Roberts's flat-headed bat
- Conservation status: Least Concern (IUCN 3.1)

Scientific classification
- Kingdom: Animalia
- Phylum: Chordata
- Class: Mammalia
- Order: Chiroptera
- Family: Molossidae
- Genus: Sauromys Peterson, 1965
- Species: S. petrophilus
- Binomial name: Sauromys petrophilus (Roberts, 1917)
- Synonyms: Mormopterus petrophilus (Roberts, 1917)

= Roberts's flat-headed bat =

- Genus: Sauromys
- Species: petrophilus
- Authority: (Roberts, 1917)
- Conservation status: LC
- Synonyms: Mormopterus petrophilus (Roberts, 1917)
- Parent authority: Peterson, 1965

Species of bat

Roberts's flat-headed bat (Sauromys petrophilus) is a species of free-tailed bat native to southern Africa. It is the only species in the genus Sauromys. The scientific name translates as "rock loving lizard-mouse", while the common name honours Austin Roberts, who first described the species.

==Description==
Roberts's flat-headed bat is a moderately sized free-tailed bat, measuring about 10 cm in total length, including a 3 cm tail, and a wingspan of 25 to 27 cm. They weigh from 9 to 22 g. The body is light grey-brown to dark brown, with creamy-white underparts. The ears are oval in shape, and rise from a common point on the head, unlike those of the closely related genus Mormopterus. As the common name suggests, the head is unusually flat, without any sagittal crest. The bat can also be distinguished from many other fee-tailed bats by the lack of a scent gland on the throat of males. The wing area has been measured at 81 to 97 cm2, with an aspect ratio of 7.6 to 8.3 and a wing loading of about 12 N/m^{2}.

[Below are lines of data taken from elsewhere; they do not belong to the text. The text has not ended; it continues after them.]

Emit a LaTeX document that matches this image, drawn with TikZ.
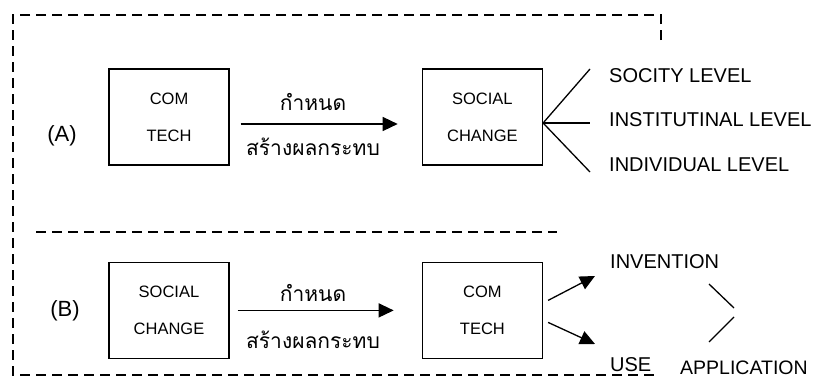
\documentclass[tikz,border=0pt]{standalone}
\usepackage{fontspec}
\setmainfont{Liberation Sans}
\newfontfamily\thaifont[Script=Thai]{Loma}
\usetikzlibrary{arrows.meta}
\usetikzlibrary{positioning}
\tikzset{
  box/.style={draw,line width=1.4pt,minimum width=120pt,minimum height=96pt,inner sep=0pt,align=center,font=\fontsize{16.5}{37}\selectfont},
  lvl/.style={anchor=west,inner sep=0pt,font=\fontsize{20}{24}\selectfont},
  thai/.style={inner sep=0pt,font=\thaifont\fontsize{21}{25}\selectfont},
  tag/.style={inner sep=0pt,font=\fontsize{22}{26}\selectfont},
  frame/.style={line width=1.3pt,dash pattern=on 10pt off 6pt},
  link/.style={line width=1.3pt,-{Triangle[length=15pt,width=14pt]}},
}
\begin{document}
\begin{tikzpicture}[x=1pt,y=-1pt]
		\useasboundingbox (0,0) rectangle (815,380);
		% frame
		\draw[frame] (661,40) -- (661,15) -- (13,15) -- (13,375) -- (660,375);
		\draw[frame] (36,232) -- (557,232);
		% (A)
		\node[box](comA) at (169,117){COM\\TECH};
		\node[box,right=192pt of comA](socA){SOCIAL\\CHANGE};
		\node[tag](labA) at (62,136){(A)};
		\draw[link] ([xshift=11pt,yshift=-7pt]comA.east) -- ([xshift=-24pt,yshift=-7pt]socA.west);
		\node[thai](detA) at (313,102){กำหนด};
		\node[thai](impA) at (313,147){สร้างผลกระทบ};
		\node[lvl](lvS) at (609,76){SOCITY LEVEL};
		\node[lvl](lvI) at (609,120){INSTITUTINAL LEVEL};
		\node[lvl](lvD) at (609,165){INDIVIDUAL LEVEL};
		\coordinate (fan) at ([yshift=-6pt]socA.east);
		\coordinate (endS) at (590,69);
		\coordinate (endI) at (590,123);
		\coordinate (endD) at (590,172);
		\draw[line width=1.3pt] (endS) -- (fan) -- (endD);
		\draw[line width=1.3pt] (fan) -- (endI);
		% (B)
		\node[box,below=96pt of comA](socB){SOCIAL\\CHANGE};
		\node[box,below=96pt of socA](comB){COM\\TECH};
		\node[tag](labB) at (65,311){(B)};
		\draw[link] ([xshift=8pt]socB.east) -- ([xshift=-28pt]comB.west);
		\node[thai](detB) at (313,293){กำหนด};
		\node[thai](impB) at (313,340){สร้างผลกระทบ};
		\node[lvl](inv) at (610,262){INVENTION};
		\node[lvl](use) at (610,365){USE};
		\node[lvl,font=\fontsize{19.5}{24}\selectfont](app) at (680,368){APPLICATION};
		\coordinate (upEnd) at (595,276);
		\coordinate (dnEnd) at (595,344);
		\draw[link] ([xshift=5pt,yshift=10pt]comB.east) -- (upEnd);
		\draw[link] ([xshift=5pt,yshift=-12pt]comB.east) -- (dnEnd);
		\coordinate (brT) at (709,284);
		\coordinate (brM1) at (734,308);
		\coordinate (brM2) at (734,317);
		\coordinate (brB) at (709,342);
		\draw[line width=1.3pt] (brT) -- (brM1);
		\draw[line width=1.3pt] (brM2) -- (brB);
	\end{tikzpicture}
\end{document}
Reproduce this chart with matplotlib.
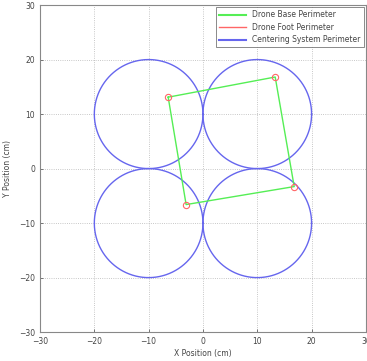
import matplotlib.pyplot as plt
import numpy as np

# drone foot positions (cm), in drawing order
foot_x = [-6.4, 13.3, 16.8, -3.1]
foot_y = [13.1, 16.8, -3.3, -6.6]

# centering system circles
circle_cx = [-10, 10, -10, 10]
circle_cy = [10, 10, -10, -10]
circle_r = 10

ticks = [-30, -20, -10, 0, 10, 20, 30]

fig = plt.figure(figsize=(3.67, 3.61), dpi=100)
ax = fig.add_axes([0.109, 0.080, 0.888, 0.906])

theta = np.linspace(0, 2 * np.pi, 300)
bx = foot_x + [foot_x[0]]
by = foot_y + [foot_y[0]]
ax.plot(bx, by, color="#55ee55", linewidth=1.0, label="Drone Base Perimeter", zorder=3)
ax.plot(foot_x, foot_y, linestyle="none", marker="o", markersize=4.5,
        markerfacecolor="none", markeredgecolor="#ff6666", markeredgewidth=0.8,
        label="Drone Foot Perimeter", zorder=4)
for i, (cx, cy) in enumerate(zip(circle_cx, circle_cy)):
    ax.plot(cx + circle_r * np.cos(theta), cy + circle_r * np.sin(theta),
            color="#6666ee", linewidth=1.0,
            label="Centering System Perimeter" if i == 0 else None, zorder=2)

ax.set_xlim(-30, 30)
ax.set_ylim(-30, 30)
ax.set_xticks(ticks)
ax.set_yticks(ticks)
ax.tick_params(labelsize=5.5, colors="#444444", length=2, width=0.5, direction="in")
ax.grid(True, linestyle=":", color="#b5b5b5", linewidth=0.6)
for s in ax.spines.values():
    s.set_color("#888888")
    s.set_linewidth(0.8)
ax.set_xlabel("X Position (cm)", fontsize=5.5, color="#444444", labelpad=2)
ax.set_ylabel("Y Position (cm)", fontsize=5.5, color="#444444", labelpad=5)

h, l = ax.get_legend_handles_labels()
# red legend entry shows a line, as in the original
h = [plt.Line2D([], [], color="#55ee55", linewidth=1.5),
     plt.Line2D([], [], color="#ff6666", linewidth=1.0),
     plt.Line2D([], [], color="#6666ee", linewidth=1.5)]
leg = ax.legend(h, l, loc="upper right", fontsize=5.5, frameon=True, fancybox=False,
                edgecolor="#555555", handlelength=3.5, borderpad=0.4, labelspacing=0.45,
                borderaxespad=0.3)
leg.get_frame().set_linewidth(0.6)
for t in leg.get_texts():
    t.set_color("#444444")

plt.savefig("out.png", dpi=100)
plt.close()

==Distribution and habitat==
Roberts's flat-headed bat is found in southern Africa from far western Mozambique and eastern Zimbabwe, through northern and western South Africa and southern Botswana, to western Namibia and possibly the south-western corner of Angola. Within this region, it inhabits dry savanna, Mediterranean-type shrubby vegetation, and rocky areas.

==Behaviour and biology==
The bats are nocturnal, and are often caught over water, where they feed primarily on beetles, bugs, and Hymenopteran insects. To a lesser extent, they also feed on soft-bodied insects, such as moths, flies, and Neuropterans. They use frequency modulated narrow band calls with a frequency that ranges from 27 to 44 kHz. During the day, they roost in rock crevices. Roosts may harbour up to ten bats, which are often clustered together into smaller, tightly packed groups of up to four individuals each. Pregnant females have been observed in November, but nothing further is known of their reproductive biology and life cycle.